═════ DATA PROVIDED ═════

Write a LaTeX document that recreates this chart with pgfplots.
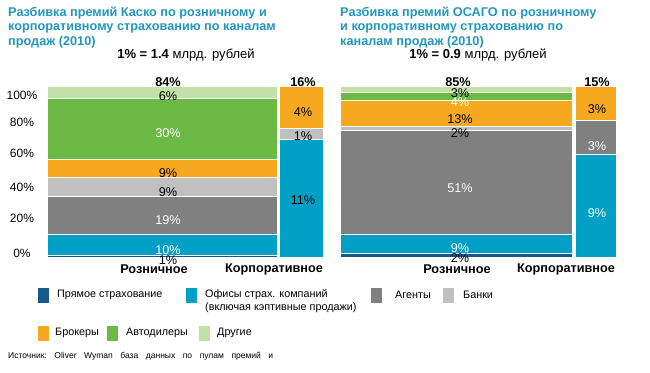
\documentclass[border=0pt]{standalone}
\usepackage{pgfplots}
\pgfplotsset{compat=1.18}
\usepackage{fontspec}
\setmainfont{Liberation Sans}
\definecolor{cDirect}{RGB}{22,90,140}
\definecolor{cOffice}{RGB}{0,160,198}
\definecolor{cAgent}{RGB}{128,128,128}
\definecolor{cBank}{RGB}{192,192,192}
\definecolor{cBroker}{RGB}{246,168,30}
\definecolor{cDealer}{RGB}{109,185,69}
\definecolor{cOther}{RGB}{196,224,170}
\definecolor{cTitle}{RGB}{35,150,190}
\newcommand\fa{\fontsize{12bp}{14bp}\selectfont}
\newcommand\fv{\fontsize{12.7bp}{14bp}\selectfont}
\newcommand\ft{\fontsize{12.7bp}{14.3bp}\selectfont}
\newcommand\fs{\fontsize{13bp}{14.5bp}\selectfont}
\newcommand\fl{\fontsize{10.8bp}{13bp}\selectfont}
\pgfplotsset{mk/.style={scale only axis, width=276bp, height=171bp,
  xmin=0, xmax=100.8, ymin=0, enlargelimits=false, ybar stacked,
  axis line style={draw=none}, major tick length=0pt, xtick=\empty, ytick=\empty,
  anchor=south west, clip=false,
  every axis plot/.append style={draw=white, line width=0.7pt}}}
\begin{document}
\begin{tikzpicture}
\path[use as bounding box] (0,0) rectangle (650bp,373bp);
% ---------- left chart: Kasko, retail
\begin{axis}[mk, at={(47bp,116bp)}, ymax=84,
  ytick={1.96,19.2,34.4,51.1,66.3,79.6},
  yticklabels={0\%,20\%,40\%,60\%,80\%,100\%},
  yticklabel style={font=\fa, anchor=center, xshift=-25bp}]
\addplot[fill=cDirect, bar width=84] coordinates {(42,1)};
\addplot[fill=cOffice, bar width=84] coordinates {(42,10)};
\addplot[fill=cAgent,  bar width=84] coordinates {(42,19)};
\addplot[fill=cBank,   bar width=84] coordinates {(42,9)};
\addplot[fill=cBroker, bar width=84] coordinates {(42,9)};
\addplot[fill=cDealer, bar width=84] coordinates {(42,30)};
\addplot[fill=cOther,  bar width=84] coordinates {(42,6)};
\end{axis}
% ---------- left chart: Kasko, corporate
\begin{axis}[mk, at={(47bp,116bp)}, ymax=16]
\addplot[fill=cOffice, bar width=16] coordinates {(92.8,11)};
\addplot[fill=cBank,   bar width=16] coordinates {(92.8,1)};
\addplot[fill=cBroker, bar width=16] coordinates {(92.8,4)};
\end{axis}
% ---------- right chart: OSAGO, retail
\begin{axis}[mk, at={(340bp,116bp)}, ymax=84]
\addplot[fill=cDirect, bar width=85] coordinates {(42.5,2)};
\addplot[fill=cOffice, bar width=85] coordinates {(42.5,9)};
\addplot[fill=cAgent,  bar width=85] coordinates {(42.5,51)};
\addplot[fill=cBank,   bar width=85] coordinates {(42.5,2)};
\addplot[fill=cBroker, bar width=85] coordinates {(42.5,13)};
\addplot[fill=cDealer, bar width=85] coordinates {(42.5,4)};
\addplot[fill=cOther,  bar width=85] coordinates {(42.5,3)};
\end{axis}
% ---------- right chart: OSAGO, corporate
\begin{axis}[mk, at={(340bp,116bp)}, ymax=15]
\addplot[fill=cOffice, bar width=15] coordinates {(93.3,9)};
\addplot[fill=cAgent,  bar width=15] coordinates {(93.3,3)};
\addplot[fill=cBroker, bar width=15] coordinates {(93.3,3)};
\end{axis}
% ---------- titles
\node[anchor=north west, inner sep=0, align=left, text=cTitle, font=\ft\bfseries] at (8bp,366bp)
 {Разбивка премий Каско по розничному и\\корпоративному страхованию по каналам\\продаж (2010)};
\node[anchor=north west, inner sep=0, align=left, text=cTitle, font=\ft\bfseries] at (340bp,366bp)
 {Разбивка премий ОСАГО по розничному\\и корпоративному страхованию по\\каналам продаж (2010)};
\node[font=\fs, inner sep=0] at (186bp,318bp) {\textbf{1\% = 1.4} млрд. рублей};
\node[font=\fs, inner sep=0] at (478bp,318bp) {\textbf{1\% = 0.9} млрд. рублей};
% ---------- value labels, left
\begin{scope}[every node/.style={font=\fv, inner sep=0}]
\node[font=\fv\bfseries] at (168bp,291bp) {84\%};
\node at (168bp,277bp) {6\%};
\node[text=white] at (168bp,240bp) {30\%};
\node at (168bp,200bp) {9\%};
\node at (168bp,181bp) {9\%};
\node[text=white] at (168bp,153bp) {19\%};
\node[text=white] at (168bp,123bp) {10\%};
\node at (168bp,113bp) {1\%};
\node[font=\fv\bfseries] at (303bp,291bp) {16\%};
\node at (303bp,261bp) {4\%};
\node at (303bp,237bp) {1\%};
\node at (303bp,173bp) {11\%};
% ---------- value labels, right
\node[font=\fv\bfseries] at (458bp,291bp) {85\%};
\node at (460bp,280bp) {3\%};
\node[text=white] at (460bp,271bp) {4\%};
\node at (460bp,254bp) {13\%};
\node at (460bp,240bp) {2\%};
\node[text=white] at (460bp,185bp) {51\%};
\node[text=white] at (460bp,125bp) {9\%};
\node at (460bp,115bp) {2\%};
\node[font=\fv\bfseries] at (597bp,291bp) {15\%};
\node at (597bp,264bp) {3\%};
\node[text=white] at (597bp,227bp) {3\%};
\node[text=white] at (597bp,160bp) {9\%};
% ---------- category labels
\node[font=\fv\bfseries] at (154bp,104bp) {Розничное};
\node[font=\fv\bfseries] at (274bp,104bp) {Корпоративное};
\node[font=\fv\bfseries] at (457bp,104bp) {Розничное};
\node[font=\fv\bfseries] at (566bp,104bp) {Корпоративное};
\end{scope}
% ---------- legend
\begin{scope}[every node/.style={font=\fl, inner sep=0, anchor=west}]
\fill[cDirect] (38bp,70bp) rectangle (49bp,85bp);
\node at (57bp,78bp) {Прямое страхование};
\fill[cOffice] (186bp,70bp) rectangle (197bp,85bp);
\node[align=left, anchor=north west] at (205bp,84bp) {Офисы страх. компаний\\(включая кэптивные продажи)};
\fill[cAgent] (371bp,70bp) rectangle (382bp,85bp);
\node at (395bp,78bp) {Агенты};
\fill[cBank] (443bp,70bp) rectangle (454bp,85bp);
\node at (463bp,78bp) {Банки};
\fill[cBroker] (38bp,32bp) rectangle (49bp,47bp);
\node at (55bp,40bp) {Брокеры};
\fill[cDealer] (107bp,32bp) rectangle (118bp,47bp);
\node at (126bp,40bp) {Автодилеры};
\fill[cOther] (199bp,32bp) rectangle (210bp,47bp);
\node at (217bp,40bp) {Другие};
\end{scope}
\node[anchor=west, inner sep=0, font=\fontsize{8.5bp}{10bp}\selectfont] at (8bp,17bp)
 {\hbox to 265bp{Источник:\hfill Oliver\hfill Wyman\hfill база\hfill данных\hfill по\hfill пулам\hfill премий\hfill и}};
\end{tikzpicture}
\end{document}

═════

REQUIRED WORK:
Repeat the full listing above exactly, with no pictures in the copy.

CORRECT ANSWER:
Write a LaTeX document that recreates this chart with pgfplots.
\documentclass[border=0pt]{standalone}
\usepackage{pgfplots}
\pgfplotsset{compat=1.18}
\usepackage{fontspec}
\setmainfont{Liberation Sans}
\definecolor{cDirect}{RGB}{22,90,140}
\definecolor{cOffice}{RGB}{0,160,198}
\definecolor{cAgent}{RGB}{128,128,128}
\definecolor{cBank}{RGB}{192,192,192}
\definecolor{cBroker}{RGB}{246,168,30}
\definecolor{cDealer}{RGB}{109,185,69}
\definecolor{cOther}{RGB}{196,224,170}
\definecolor{cTitle}{RGB}{35,150,190}
\newcommand\fa{\fontsize{12bp}{14bp}\selectfont}
\newcommand\fv{\fontsize{12.7bp}{14bp}\selectfont}
\newcommand\ft{\fontsize{12.7bp}{14.3bp}\selectfont}
\newcommand\fs{\fontsize{13bp}{14.5bp}\selectfont}
\newcommand\fl{\fontsize{10.8bp}{13bp}\selectfont}
\pgfplotsset{mk/.style={scale only axis, width=276bp, height=171bp,
  xmin=0, xmax=100.8, ymin=0, enlargelimits=false, ybar stacked,
  axis line style={draw=none}, major tick length=0pt, xtick=\empty, ytick=\empty,
  anchor=south west, clip=false,
  every axis plot/.append style={draw=white, line width=0.7pt}}}
\begin{document}
\begin{tikzpicture}
\path[use as bounding box] (0,0) rectangle (650bp,373bp);
% ---------- left chart: Kasko, retail
\begin{axis}[mk, at={(47bp,116bp)}, ymax=84,
  ytick={1.96,19.2,34.4,51.1,66.3,79.6},
  yticklabels={0\%,20\%,40\%,60\%,80\%,100\%},
  yticklabel style={font=\fa, anchor=center, xshift=-25bp}]
\addplot[fill=cDirect, bar width=84] coordinates {(42,1)};
\addplot[fill=cOffice, bar width=84] coordinates {(42,10)};
\addplot[fill=cAgent,  bar width=84] coordinates {(42,19)};
\addplot[fill=cBank,   bar width=84] coordinates {(42,9)};
\addplot[fill=cBroker, bar width=84] coordinates {(42,9)};
\addplot[fill=cDealer, bar width=84] coordinates {(42,30)};
\addplot[fill=cOther,  bar width=84] coordinates {(42,6)};
\end{axis}
% ---------- left chart: Kasko, corporate
\begin{axis}[mk, at={(47bp,116bp)}, ymax=16]
\addplot[fill=cOffice, bar width=16] coordinates {(92.8,11)};
\addplot[fill=cBank,   bar width=16] coordinates {(92.8,1)};
\addplot[fill=cBroker, bar width=16] coordinates {(92.8,4)};
\end{axis}
% ---------- right chart: OSAGO, retail
\begin{axis}[mk, at={(340bp,116bp)}, ymax=84]
\addplot[fill=cDirect, bar width=85] coordinates {(42.5,2)};
\addplot[fill=cOffice, bar width=85] coordinates {(42.5,9)};
\addplot[fill=cAgent,  bar width=85] coordinates {(42.5,51)};
\addplot[fill=cBank,   bar width=85] coordinates {(42.5,2)};
\addplot[fill=cBroker, bar width=85] coordinates {(42.5,13)};
\addplot[fill=cDealer, bar width=85] coordinates {(42.5,4)};
\addplot[fill=cOther,  bar width=85] coordinates {(42.5,3)};
\end{axis}
% ---------- right chart: OSAGO, corporate
\begin{axis}[mk, at={(340bp,116bp)}, ymax=15]
\addplot[fill=cOffice, bar width=15] coordinates {(93.3,9)};
\addplot[fill=cAgent,  bar width=15] coordinates {(93.3,3)};
\addplot[fill=cBroker, bar width=15] coordinates {(93.3,3)};
\end{axis}
% ---------- titles
\node[anchor=north west, inner sep=0, align=left, text=cTitle, font=\ft\bfseries] at (8bp,366bp)
 {Разбивка премий Каско по розничному и\\корпоративному страхованию по каналам\\продаж (2010)};
\node[anchor=north west, inner sep=0, align=left, text=cTitle, font=\ft\bfseries] at (340bp,366bp)
 {Разбивка премий ОСАГО по розничному\\и корпоративному страхованию по\\каналам продаж (2010)};
\node[font=\fs, inner sep=0] at (186bp,318bp) {\textbf{1\% = 1.4} млрд. рублей};
\node[font=\fs, inner sep=0] at (478bp,318bp) {\textbf{1\% = 0.9} млрд. рублей};
% ---------- value labels, left
\begin{scope}[every node/.style={font=\fv, inner sep=0}]
\node[font=\fv\bfseries] at (168bp,291bp) {84\%};
\node at (168bp,277bp) {6\%};
\node[text=white] at (168bp,240bp) {30\%};
\node at (168bp,200bp) {9\%};
\node at (168bp,181bp) {9\%};
\node[text=white] at (168bp,153bp) {19\%};
\node[text=white] at (168bp,123bp) {10\%};
\node at (168bp,113bp) {1\%};
\node[font=\fv\bfseries] at (303bp,291bp) {16\%};
\node at (303bp,261bp) {4\%};
\node at (303bp,237bp) {1\%};
\node at (303bp,173bp) {11\%};
% ---------- value labels, right
\node[font=\fv\bfseries] at (458bp,291bp) {85\%};
\node at (460bp,280bp) {3\%};
\node[text=white] at (460bp,271bp) {4\%};
\node at (460bp,254bp) {13\%};
\node at (460bp,240bp) {2\%};
\node[text=white] at (460bp,185bp) {51\%};
\node[text=white] at (460bp,125bp) {9\%};
\node at (460bp,115bp) {2\%};
\node[font=\fv\bfseries] at (597bp,291bp) {15\%};
\node at (597bp,264bp) {3\%};
\node[text=white] at (597bp,227bp) {3\%};
\node[text=white] at (597bp,160bp) {9\%};
% ---------- category labels
\node[font=\fv\bfseries] at (154bp,104bp) {Розничное};
\node[font=\fv\bfseries] at (274bp,104bp) {Корпоративное};
\node[font=\fv\bfseries] at (457bp,104bp) {Розничное};
\node[font=\fv\bfseries] at (566bp,104bp) {Корпоративное};
\end{scope}
% ---------- legend
\begin{scope}[every node/.style={font=\fl, inner sep=0, anchor=west}]
\fill[cDirect] (38bp,70bp) rectangle (49bp,85bp);
\node at (57bp,78bp) {Прямое страхование};
\fill[cOffice] (186bp,70bp) rectangle (197bp,85bp);
\node[align=left, anchor=north west] at (205bp,84bp) {Офисы страх. компаний\\(включая кэптивные продажи)};
\fill[cAgent] (371bp,70bp) rectangle (382bp,85bp);
\node at (395bp,78bp) {Агенты};
\fill[cBank] (443bp,70bp) rectangle (454bp,85bp);
\node at (463bp,78bp) {Банки};
\fill[cBroker] (38bp,32bp) rectangle (49bp,47bp);
\node at (55bp,40bp) {Брокеры};
\fill[cDealer] (107bp,32bp) rectangle (118bp,47bp);
\node at (126bp,40bp) {Автодилеры};
\fill[cOther] (199bp,32bp) rectangle (210bp,47bp);
\node at (217bp,40bp) {Другие};
\end{scope}
\node[anchor=west, inner sep=0, font=\fontsize{8.5bp}{10bp}\selectfont] at (8bp,17bp)
 {\hbox to 265bp{Источник:\hfill Oliver\hfill Wyman\hfill база\hfill данных\hfill по\hfill пулам\hfill премий\hfill и}};
\end{tikzpicture}
\end{document}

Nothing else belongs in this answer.